Carry none of the pictures over; set down the material below exactly.

------

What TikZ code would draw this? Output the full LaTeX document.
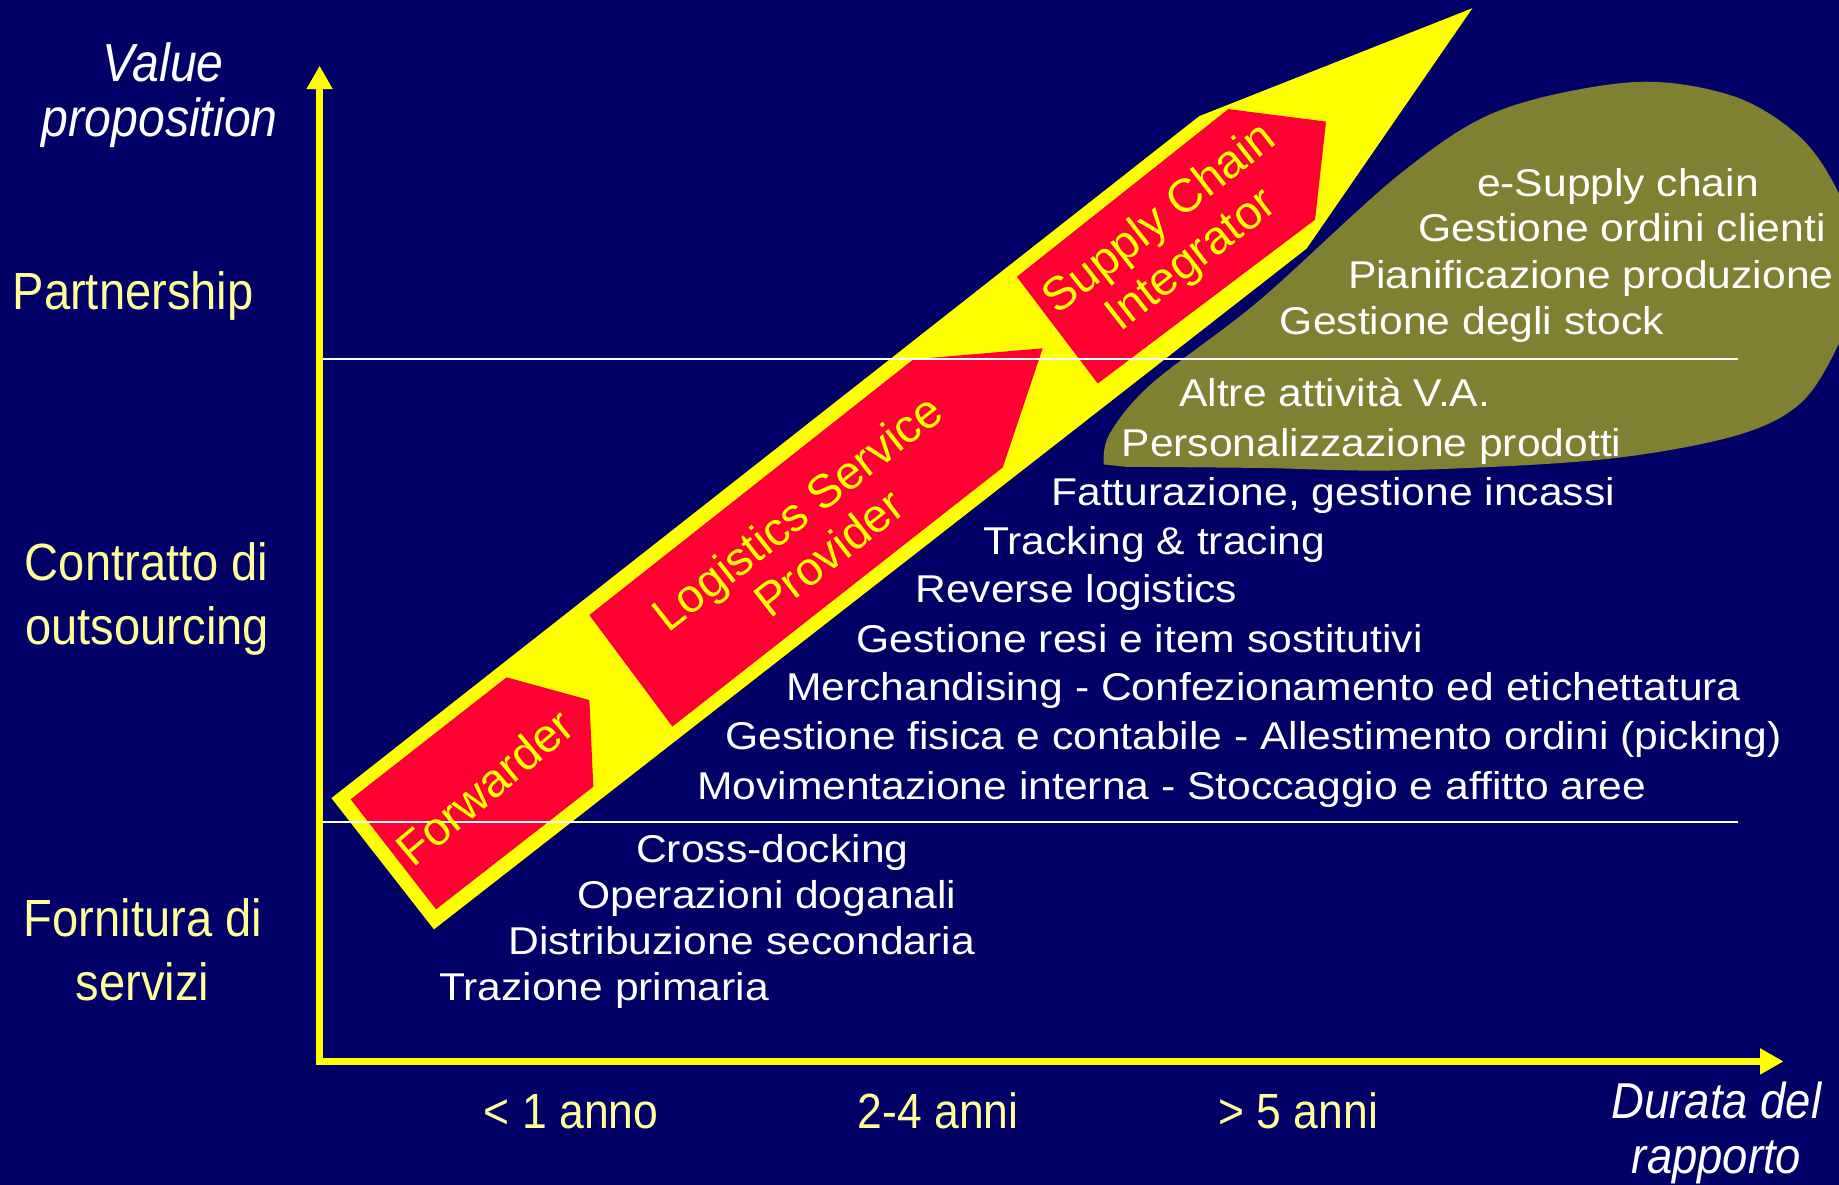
\documentclass[tikz,border=0pt]{standalone}
\usepackage{fontspec}
\setmainfont{Liberation Sans}
\newfontfamily\listfont[FakeStretch=1.1]{Liberation Sans}
\newfontfamily\lblfont[FakeStretch=0.9]{Liberation Sans}
\usepackage{xcolor}
\usepackage{tikz}
\usetikzlibrary{arrows.meta,positioning}

\definecolor{bgnavy}{RGB}{0,0,102}
\definecolor{arrowyel}{RGB}{255,255,0}
\definecolor{rolered}{RGB}{255,0,51}
\definecolor{blobolive}{RGB}{128,128,51}
\definecolor{lblyel}{RGB}{255,255,153}

\begin{document}
\begin{tikzpicture}[
    x=0.02cm, y=-0.02cm,% one unit = one pixel of the slide, y downwards
      item/.style = {anchor=base west, inner sep=0pt, text=white,
                     font=\listfont\fontsize{18.8}{22}\selectfont},% activities
     level/.style = {anchor=base, inner sep=0pt, text=lblyel,
                     font=\lblfont\fontsize{25.4}{30}\selectfont},% left labels
      span/.style = {anchor=base, inner sep=0pt, text=lblyel,
                     font=\lblfont\fontsize{24}{28}\selectfont},% duration ticks
     title/.style = {anchor=base, inner sep=0pt, text=white,
                     font=\lblfont\itshape\fontsize{26}{30}\selectfont},% axis titles
      role/.style = {align=center, inner sep=0pt, text=arrowyel,
                     font=\fontsize{22.8}{25}\selectfont},% labels in red boxes
      axis/.style = {draw=arrowyel, line width=3.4pt, line join=miter,
                     {Triangle[length=0.4cm,width=0.42cm]}-{Triangle[length=0.4cm,width=0.42cm]}},
   divider/.style = {draw=white, line width=1pt}
    ]
    % background
    \fill[bgnavy] (0,0) rectangle (1568,1010);
    \clip (0,0) rectangle (1568,1010);

    % olive cloud
    \fill[blobolive] plot[smooth, tension=0.55] coordinates {(941,396) (946,370) (982,327)
        (1074,256) (1194,148) (1279,94) (1393,70) (1478,82) (1535,117) (1568,165)
        (1592,230) (1568,293) (1535,344) (1478,372) (1364,392) (1194,401) (1074,399)
        (960,398)} -- cycle;

    % big yellow arrow
    \fill[arrowyel] (282.6,680.5) -- (370,792.4) -- (1114,212) -- (1255.4,7)
        -- (1022.6,99) -- cycle;

    % red boxes
    \fill[rolered] (299,681.5) -- (371.8,775.3) -- (505.9,670.8) -- (502.5,596.9)
        -- (432,577.5) -- cycle;
    \fill[rolered] (502.5,524.4) -- (573.3,619.5) -- (855,398.5) -- (889,297)
        -- (778.8,306.4) -- cycle;
    \fill[rolered] (867,236) -- (936,327) -- (1121.3,187.3) -- (1130.6,103.7)
        -- (1047.3,93) -- cycle;

    % level dividers
    \coordinate (d1a) at (275,306);
    \coordinate (d1b) at (1482,306);
    \coordinate (d2a) at (275,700.5);
    \coordinate (d2b) at (1482,700.5);
    \draw[divider] (d1a) -- (d1b);
    \draw[divider] (d2a) -- (d2b);

    % axes
    \coordinate (ytop) at (272.5,56);
    \coordinate (orig) at (272.5,905);
    \coordinate (xend) at (1520.7,905);
    \draw[axis] (ytop) -- (orig) -- (xend);

    % role labels
    \node (fwd) [role, rotate=40] at (413,671) {Forwarder};
    \node (lsp) [role, rotate=38] at (693,454) {Logistics Service\\Provider};
    \node (sci) [role, rotate=38] at (1003,205) {Supply Chain\\Integrator};

    % axis titles
    \node (vp1) [title] at (139,69.6) {Value};
    \node (vp2) [title] at (136.2,116.5) {proposition};
    \node (dr1) [title, font=\lblfont\itshape\fontsize{24.5}{28}\selectfont] at (1463.6,953.6) {Durata del};
    \node (dr2) [title, font=\lblfont\itshape\fontsize{24.5}{28}\selectfont] at (1463.6,1000.5) {rapporto};

    % value levels
    \node (lv1) [level] at (113.5,263.7) {Partnership};
    \node (lv2a) [level] at (125,495) {Contratto di};
    \node (lv2b) [level] at (125.5,549.7) {outsourcing};
    \node (lv3a) [level] at (122,798.3) {Fornitura di};
    \node (lv3b) [level] at (121.5,853.2) {servizi};

    % durations
    \node (t1) [span] at (487,962) {< 1 anno};
    \node (t2) [span] at (800,962) {2-4 anni};
    \node (t3) [span] at (1107,962) {> 5 anni};

    % services
    \node (s1) [item] at (374,853) {Trazione primaria};
    \node (s2) [item] at (433,814) {Distribuzione secondaria};
    \node (s3) [item] at (492,775) {Operazioni doganali};
    \node (s4) [item] at (542,735) {Cross-docking};

    % outsourcing
    \node (o1) [item] at (594,681.5) {Movimentazione interna - Stoccaggio e affitto aree};
    \node (o2) [item] at (618,639) {Gestione fisica e contabile - Allestimento ordini (picking)};
    \node (o3) [item] at (670,597) {Merchandising - Confezionamento ed etichettatura};
    \node (o4) [item] at (730,556) {Gestione resi e item sostitutivi};
    \node (o5) [item] at (780,514) {Reverse logistics};
    \node (o6) [item] at (838,473) {Tracking \& tracing};
    \node (o7) [item] at (896,431) {Fatturazione, gestione incassi};
    \node (o8) [item] at (956,389) {Personalizzazione prodotti};
    \node (o9) [item] at (1005,346.5) {Altre attività V.A.};

    % partnership
    \node (p1) [item] at (1091,285) {Gestione degli stock};
    \node (p2) [item] at (1149,246) {Pianificazione produzione};
    \node (p3) [item] at (1209,206) {Gestione ordini clienti};
    \node (p4) [item] at (1259,167.5) {e-Supply chain};
\end{tikzpicture}
\end{document}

------

#### Exercise output
What TikZ code would draw this? Output the full LaTeX document.
\documentclass[tikz,border=0pt]{standalone}
\usepackage{fontspec}
\setmainfont{Liberation Sans}
\newfontfamily\listfont[FakeStretch=1.1]{Liberation Sans}
\newfontfamily\lblfont[FakeStretch=0.9]{Liberation Sans}
\usepackage{xcolor}
\usepackage{tikz}
\usetikzlibrary{arrows.meta,positioning}

\definecolor{bgnavy}{RGB}{0,0,102}
\definecolor{arrowyel}{RGB}{255,255,0}
\definecolor{rolered}{RGB}{255,0,51}
\definecolor{blobolive}{RGB}{128,128,51}
\definecolor{lblyel}{RGB}{255,255,153}

\begin{document}
\begin{tikzpicture}[
    x=0.02cm, y=-0.02cm,% one unit = one pixel of the slide, y downwards
      item/.style = {anchor=base west, inner sep=0pt, text=white,
                     font=\listfont\fontsize{18.8}{22}\selectfont},% activities
     level/.style = {anchor=base, inner sep=0pt, text=lblyel,
                     font=\lblfont\fontsize{25.4}{30}\selectfont},% left labels
      span/.style = {anchor=base, inner sep=0pt, text=lblyel,
                     font=\lblfont\fontsize{24}{28}\selectfont},% duration ticks
     title/.style = {anchor=base, inner sep=0pt, text=white,
                     font=\lblfont\itshape\fontsize{26}{30}\selectfont},% axis titles
      role/.style = {align=center, inner sep=0pt, text=arrowyel,
                     font=\fontsize{22.8}{25}\selectfont},% labels in red boxes
      axis/.style = {draw=arrowyel, line width=3.4pt, line join=miter,
                     {Triangle[length=0.4cm,width=0.42cm]}-{Triangle[length=0.4cm,width=0.42cm]}},
   divider/.style = {draw=white, line width=1pt}
    ]
    % background
    \fill[bgnavy] (0,0) rectangle (1568,1010);
    \clip (0,0) rectangle (1568,1010);

    % olive cloud
    \fill[blobolive] plot[smooth, tension=0.55] coordinates {(941,396) (946,370) (982,327)
        (1074,256) (1194,148) (1279,94) (1393,70) (1478,82) (1535,117) (1568,165)
        (1592,230) (1568,293) (1535,344) (1478,372) (1364,392) (1194,401) (1074,399)
        (960,398)} -- cycle;

    % big yellow arrow
    \fill[arrowyel] (282.6,680.5) -- (370,792.4) -- (1114,212) -- (1255.4,7)
        -- (1022.6,99) -- cycle;

    % red boxes
    \fill[rolered] (299,681.5) -- (371.8,775.3) -- (505.9,670.8) -- (502.5,596.9)
        -- (432,577.5) -- cycle;
    \fill[rolered] (502.5,524.4) -- (573.3,619.5) -- (855,398.5) -- (889,297)
        -- (778.8,306.4) -- cycle;
    \fill[rolered] (867,236) -- (936,327) -- (1121.3,187.3) -- (1130.6,103.7)
        -- (1047.3,93) -- cycle;

    % level dividers
    \coordinate (d1a) at (275,306);
    \coordinate (d1b) at (1482,306);
    \coordinate (d2a) at (275,700.5);
    \coordinate (d2b) at (1482,700.5);
    \draw[divider] (d1a) -- (d1b);
    \draw[divider] (d2a) -- (d2b);

    % axes
    \coordinate (ytop) at (272.5,56);
    \coordinate (orig) at (272.5,905);
    \coordinate (xend) at (1520.7,905);
    \draw[axis] (ytop) -- (orig) -- (xend);

    % role labels
    \node (fwd) [role, rotate=40] at (413,671) {Forwarder};
    \node (lsp) [role, rotate=38] at (693,454) {Logistics Service\\Provider};
    \node (sci) [role, rotate=38] at (1003,205) {Supply Chain\\Integrator};

    % axis titles
    \node (vp1) [title] at (139,69.6) {Value};
    \node (vp2) [title] at (136.2,116.5) {proposition};
    \node (dr1) [title, font=\lblfont\itshape\fontsize{24.5}{28}\selectfont] at (1463.6,953.6) {Durata del};
    \node (dr2) [title, font=\lblfont\itshape\fontsize{24.5}{28}\selectfont] at (1463.6,1000.5) {rapporto};

    % value levels
    \node (lv1) [level] at (113.5,263.7) {Partnership};
    \node (lv2a) [level] at (125,495) {Contratto di};
    \node (lv2b) [level] at (125.5,549.7) {outsourcing};
    \node (lv3a) [level] at (122,798.3) {Fornitura di};
    \node (lv3b) [level] at (121.5,853.2) {servizi};

    % durations
    \node (t1) [span] at (487,962) {< 1 anno};
    \node (t2) [span] at (800,962) {2-4 anni};
    \node (t3) [span] at (1107,962) {> 5 anni};

    % services
    \node (s1) [item] at (374,853) {Trazione primaria};
    \node (s2) [item] at (433,814) {Distribuzione secondaria};
    \node (s3) [item] at (492,775) {Operazioni doganali};
    \node (s4) [item] at (542,735) {Cross-docking};

    % outsourcing
    \node (o1) [item] at (594,681.5) {Movimentazione interna - Stoccaggio e affitto aree};
    \node (o2) [item] at (618,639) {Gestione fisica e contabile - Allestimento ordini (picking)};
    \node (o3) [item] at (670,597) {Merchandising - Confezionamento ed etichettatura};
    \node (o4) [item] at (730,556) {Gestione resi e item sostitutivi};
    \node (o5) [item] at (780,514) {Reverse logistics};
    \node (o6) [item] at (838,473) {Tracking \& tracing};
    \node (o7) [item] at (896,431) {Fatturazione, gestione incassi};
    \node (o8) [item] at (956,389) {Personalizzazione prodotti};
    \node (o9) [item] at (1005,346.5) {Altre attività V.A.};

    % partnership
    \node (p1) [item] at (1091,285) {Gestione degli stock};
    \node (p2) [item] at (1149,246) {Pianificazione produzione};
    \node (p3) [item] at (1209,206) {Gestione ordini clienti};
    \node (p4) [item] at (1259,167.5) {e-Supply chain};
\end{tikzpicture}
\end{document}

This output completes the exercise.